Lastly, hold the foil packets over a low flame (stove top or candle) until they melt to form "igneous rock."  I compared this to pumice but any igneous rock works.

Once they understand how rock is recycled, you can explain why fossils are only formed in the
sedimentary layers.  We looked at a number of different rocks and fossils.

 I happen to have a large piece of mudstone filled with shell casts and molds (on the right in the picture), and it was helpful to show the softness of the rock (you can crumble it, it's really mud on the way to becoming rock), and how perfectly undistorted the fossils were.

But how do we know how old they are?

The layers the fossils are found in (or between) are dated by using radioactive minerals found naturally everywhere.  For fossils, it's mostly radioactive potassium which decays into argon very slowly.  As in, half of it decays (half life) in 1.3 billion years! That's long enough to date anything from before the planet was formed.  As opposed to carbon 14 which has a half life of  5,700 years - good for dating the last 60,000 years, but nothing older because it's all gone!
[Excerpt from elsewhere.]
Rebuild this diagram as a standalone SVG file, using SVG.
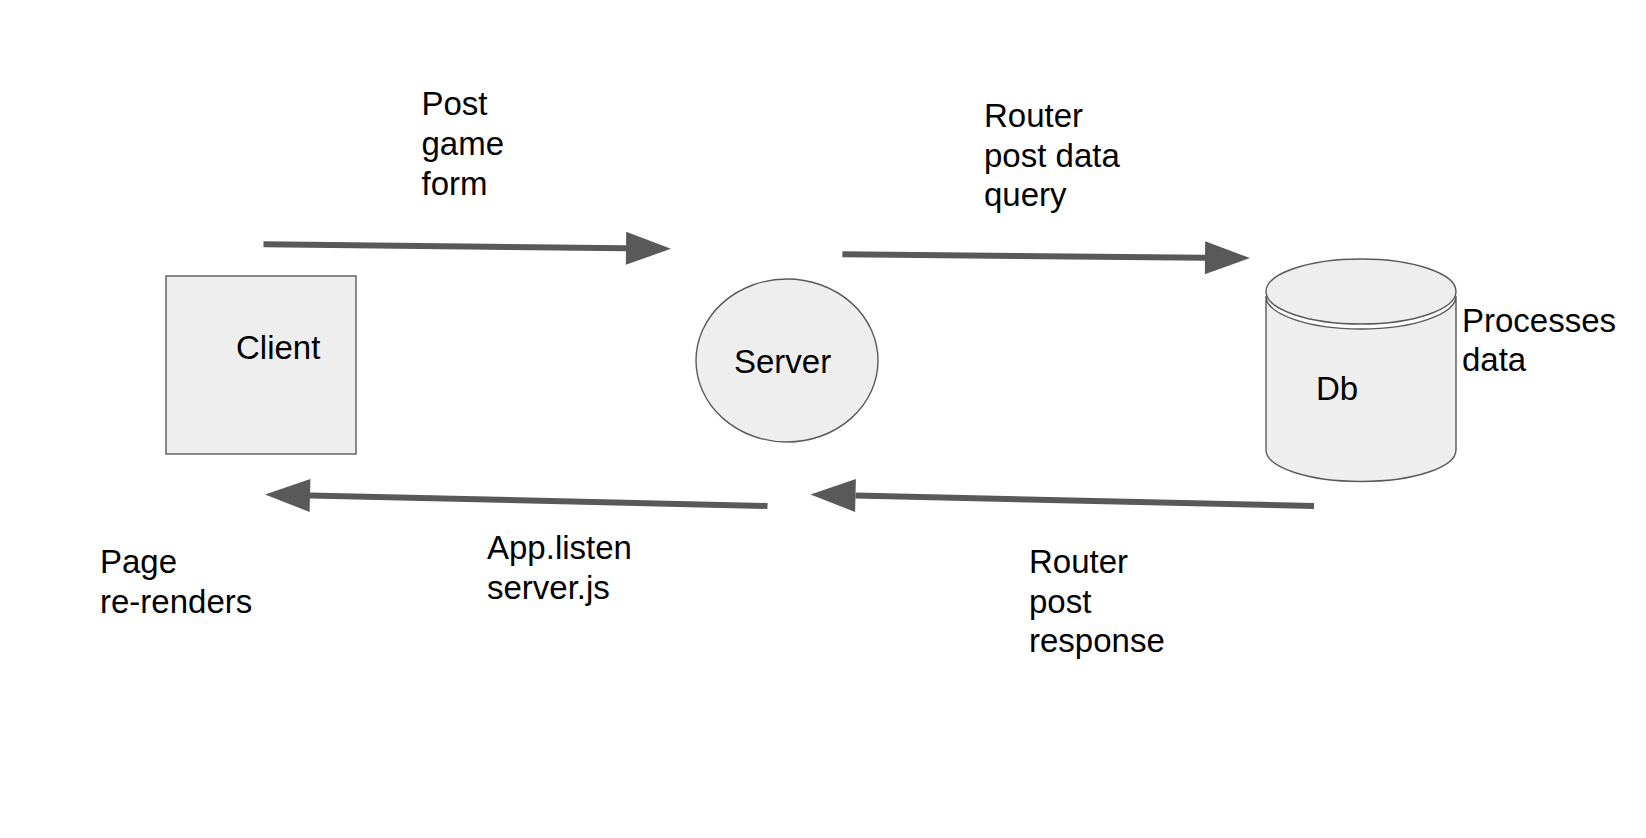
<svg xmlns="http://www.w3.org/2000/svg" width="1646" height="838" viewBox="0 0 1646 838">
<style>
.t{font-family:"Liberation Sans",Arial,sans-serif;font-size:33px;fill:#000}
.shape{fill:#eeeeee;stroke:#595959;stroke-width:1.4}
.conn{stroke:#595959;stroke-width:6;fill:none}
</style>
<defs>
<marker id="ah" markerUnits="userSpaceOnUse" markerWidth="46" markerHeight="34" refX="0" refY="16.5" orient="auto" overflow="visible">
<path d="M0,0 L45,16.5 L0,33 Z" fill="#595959"/>
</marker>
</defs>
<rect width="1646" height="838" fill="#ffffff"/>
<g id="client">
<rect class="shape" x="166" y="276" width="190" height="178"/>
<text class="t" x="236" y="359">Client</text>
</g>
<g id="server">
<ellipse class="shape" cx="787" cy="360.5" rx="91" ry="81.5"/>
<text class="t" x="734" y="373">Server</text>
</g>
<g id="db">
<path class="shape" d="M1266,296 V450 A95,31.5 0 0 0 1456,450 V296 A95,33 0 0 1 1266,296 Z"/>
<ellipse class="shape" cx="1361" cy="291.5" rx="95" ry="32.5"/>
<text class="t" x="1316" y="400">Db</text>
</g>
<g id="connectors">
<path class="conn" d="M263.5,244.3 L626,248.3" marker-end="url(#ah)"/>
<path class="conn" d="M842.4,254.3 L1205,257.7" marker-end="url(#ah)"/>
<path class="conn" d="M1314,506 L855.5,495.5" marker-end="url(#ah)"/>
<path class="conn" d="M767.5,506 L310,495.5" marker-end="url(#ah)"/>
</g>
<g id="labels">
<text class="t" x="421.5" y="115">Post</text>
<text class="t" x="421.5" y="155">game</text>
<text class="t" x="421.5" y="195">form</text>
<text class="t" x="984" y="126.5">Router</text>
<text class="t" x="984" y="166.5">post data</text>
<text class="t" x="984" y="206">query</text>
<text class="t" x="1462" y="331.5">Processes</text>
<text class="t" x="1462" y="370.5">data</text>
<text class="t" x="100" y="573">Page</text>
<text class="t" x="100" y="612.5">re-renders</text>
<text class="t" x="487" y="559">App.listen</text>
<text class="t" x="487" y="599">server.js</text>
<text class="t" x="1029" y="573">Router</text>
<text class="t" x="1029" y="612.5">post</text>
<text class="t" x="1029" y="652">response</text>
</g>
</svg>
I gave the kids a quick overview of atomic structure so they could see that when the nucleus gets too big, having all those positive charges pushes it apart, breaking it into smaller atoms of completely different elements.  Magnets are a good way to show this, and it helps to have a periodic chart.

The important thing is that potassium is a solid, and argon is a gas.  Comparing how much you have of each tells you how long that rock has existed. Since they are inside a rock, the argon is trapped until the rock itself is melted down and the gas escapes, resetting the clock.

To show this, I made a giant candy bar! It started out about double this size.  I had the kids count to 3 repeatedly, and each time they got to 3, I snapped off another piece.

After a while, I stopped and asked them how long we had been doing it. No one knew, so we counted up the pieces and multiplied by 3.

That's basically how this form of dating works.  In real life instead of a straight count of argon (which would vary by sample size), it's the ratio of potassium to argon.

Also, geologists can't eat their sample!